甲午战争和日俄战争奠定了日本走向帝国主义的精神与物质基础,日本开始膨胀。作为民间理想主义的“古典亚细亚主义”没有得到发扬,而作为政府现实主义的“大陆政策”、“大东亚共荣圈”构想却成为日本亚洲外交战略的主要特征。日本自认为是“亚洲盟主”,并肆意侵略亚洲国家,掠夺资源,屠杀无辜,在亚洲大国崛起的过程中树立了一个不光彩的形象。不可否认,日本在近代化过程中吸收了西方先进技术,传播了民主与科学的思想与知识,为亚洲进入近代社会起到了示范作用。但是,日本政府的“侵亚”政策为近代日本的亚洲外交蒙上了阴影。

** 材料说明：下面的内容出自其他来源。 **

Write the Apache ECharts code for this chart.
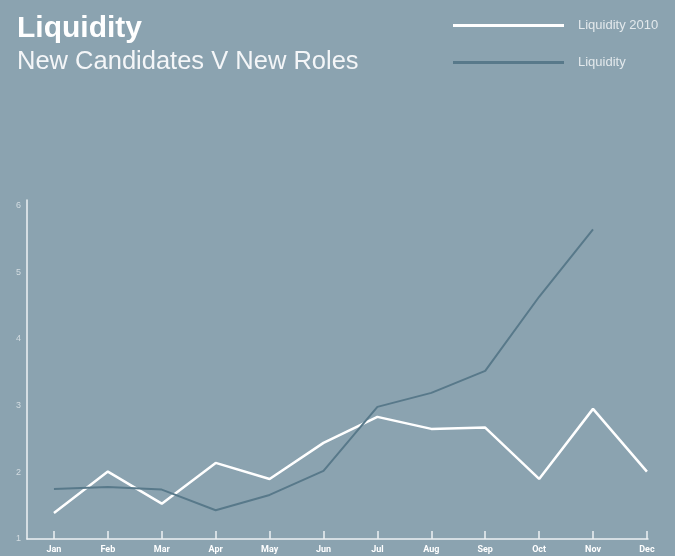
<!DOCTYPE html>
<html>
<head>
<meta charset="utf-8">
<script src="https://cdn.jsdelivr.net/npm/echarts@6/dist/echarts.min.js"></script>
<style>
html,body{margin:0;padding:0;background:#8ba3b0;}
#chart{width:675px;height:556px;}
</style>
</head>
<body>
<div id="chart"></div>
<script>
var months = ['Jan','Feb','Mar','Apr','May','Jun','Jul','Aug','Sep','Oct','Nov','Dec'];
var liquidity2010 = [1.39, 2.01, 1.53, 2.14, 1.90, 2.44, 2.83, 2.65, 2.67, 1.90, 2.95, 2.01];
var liquidity = [1.75, 1.78, 1.74, 1.43, 1.66, 2.02, 2.98, 3.19, 3.52, 4.63, 5.64, null];
var yTicks = [1, 2, 3, 4, 5, 6];

var idx = months.map(function(m, i){ return i; });
function pairs(arr){ return arr.map(function(v, i){ return [i, v]; }); }

var chart = echarts.init(document.getElementById('chart'));
chart.setOption({
  backgroundColor: '#8ba3b0',
  animation: false,
  title: {
    text: 'Liquidity',
    subtext: 'New Candidates V New Roles',
    left: 12,
    top: 9,
    itemGap: 5,
    textStyle: { color: '#ffffff', fontFamily: 'Liberation Sans', fontWeight: 'bold', fontSize: 30 },
    subtextStyle: { color: '#f4f6f8', fontFamily: 'Liberation Sans', fontWeight: 'normal', fontSize: 25.5 }
  },
  legend: {
    show: true,
    orient: 'vertical',
    left: 448,
    top: 14,
    icon: 'rect',
    itemWidth: 111,
    itemHeight: 3,
    itemGap: 24,
    textStyle: { color: '#e3e9ec', fontFamily: 'Liberation Sans', fontSize: 13, padding: [0, 0, 6, 9] },
    data: ['Liquidity 2010', 'Liquidity']
  },
  grid: { left: 27, right: 27, top: 200, bottom: 17, containLabel: false },
  xAxis: {
    type: 'value',
    min: -0.5,
    max: 11.02,
    splitLine: { show: false },
    axisLine: { show: true, onZero: false, lineStyle: { color: '#eef2f4', width: 1.5 } },
    axisTick: { show: true, inside: true, length: 8, customValues: idx, lineStyle: { color: '#eef2f4', width: 1.5 } },
    axisLabel: {
      customValues: idx,
      margin: 6,
      color: '#ffffff',
      fontFamily: 'Roboto',
      fontWeight: 'bold',
      fontSize: 9,
      formatter: function(v){ return months[Math.round(v)]; }
    }
  },
  yAxis: {
    type: 'value',
    min: 1,
    max: 6.08,
    splitLine: { show: false },
    axisLine: { show: true, onZero: false, lineStyle: { color: '#eef2f4', width: 1.5 } },
    axisTick: { show: false },
    axisLabel: {
      customValues: yTicks,
      margin: 6,
      color: '#d3dce1',
      fontFamily: 'Liberation Sans',
      fontSize: 9
    }
  },
  series: [
    {
      name: 'Liquidity 2010',
      type: 'line',
      data: pairs(liquidity2010),
      symbol: 'none',
      showSymbol: false,
      lineStyle: { color: '#ffffff', width: 2.5 },
      itemStyle: { color: '#ffffff' }
    },
    {
      name: 'Liquidity',
      type: 'line',
      data: pairs(liquidity),
      symbol: 'none',
      showSymbol: false,
      lineStyle: { color: '#58798a', width: 2 },
      itemStyle: { color: '#58798a' }
    }
  ]
});
</script>
</body>
</html>
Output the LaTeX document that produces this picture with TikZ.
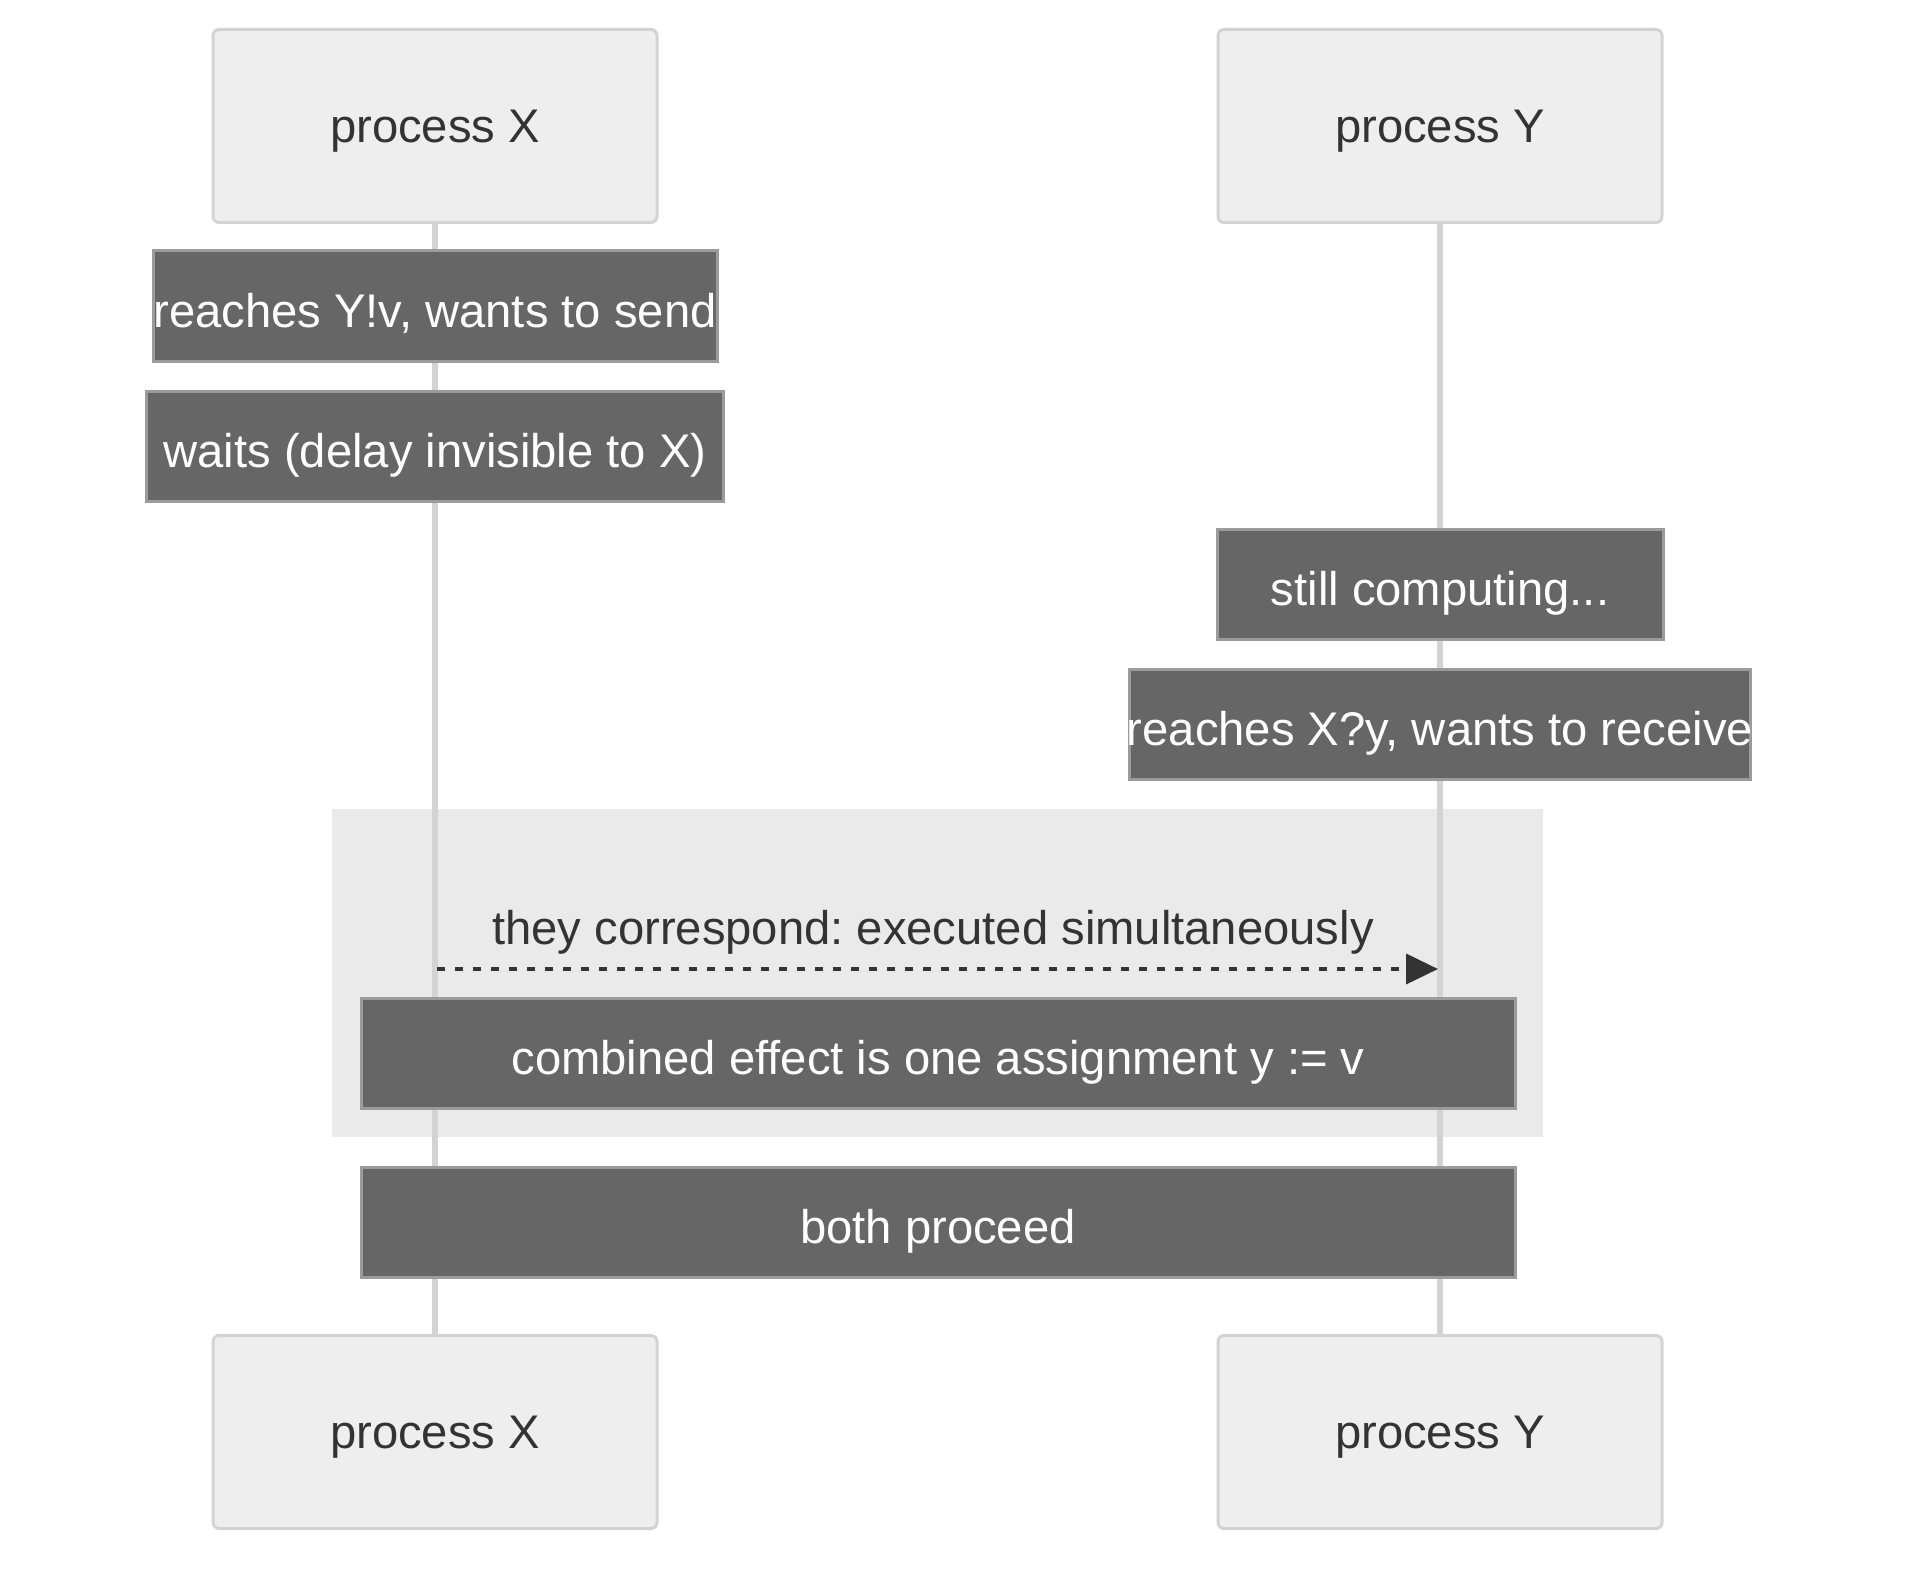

其实,日本有关向大陆扩张的构想早在近代以前就已存在。1823年,佐藤信渊著《宇内混同秘策》,扬言要“征服满洲”并“将中国纳入日本版图”。他还提出了向中国大陆北方扩张的具体计划,成为日本“大陆政策”构想的鼻祖。佐藤信渊企图首先征服“当今万国之中土地最为辽阔、物产最为丰富、兵威最为强盛”的中国。他说,“皇国欲开拓他邦,必先吞并支那国。……如果强大的支那尚且不敌我皇国,更何况其它夷狄乎。”①佐藤信渊认为中国的东北地区是日本最容易夺取的地方,因为它离中国的首都很遥远,而与日本却“隔海相望”。他设想的扩张步骤是,日本在夺取黑龙江后再取吉林省,征服“满洲”后再图全中国。当时看起来他像是痴人说梦,但一百年后这竟变成了现实,佐藤信渊成为后来日本帝国主义者扩张领土的启蒙老师。然而,一场鸦片战争搅乱了佐藤信渊的美梦。在他临死前半年,不知是良心发现还是面对西方殖民主义者的侵略顿生“唇亡齿寒”之感,总之,他写了《存华挫狄论》,主张“力主必须保全、强化支那,挫败英国,日支提携,抑制西方各国对东亚的侵略”。②这一思想被后来亚细亚主义者当中的“日清提携派”及“支那保全派”所继承,而他的“领土扩张论”则成为日本政府“大陆政策”的思想基础,并被付诸侵略亚洲的“大东亚共荣圈”的实践之中。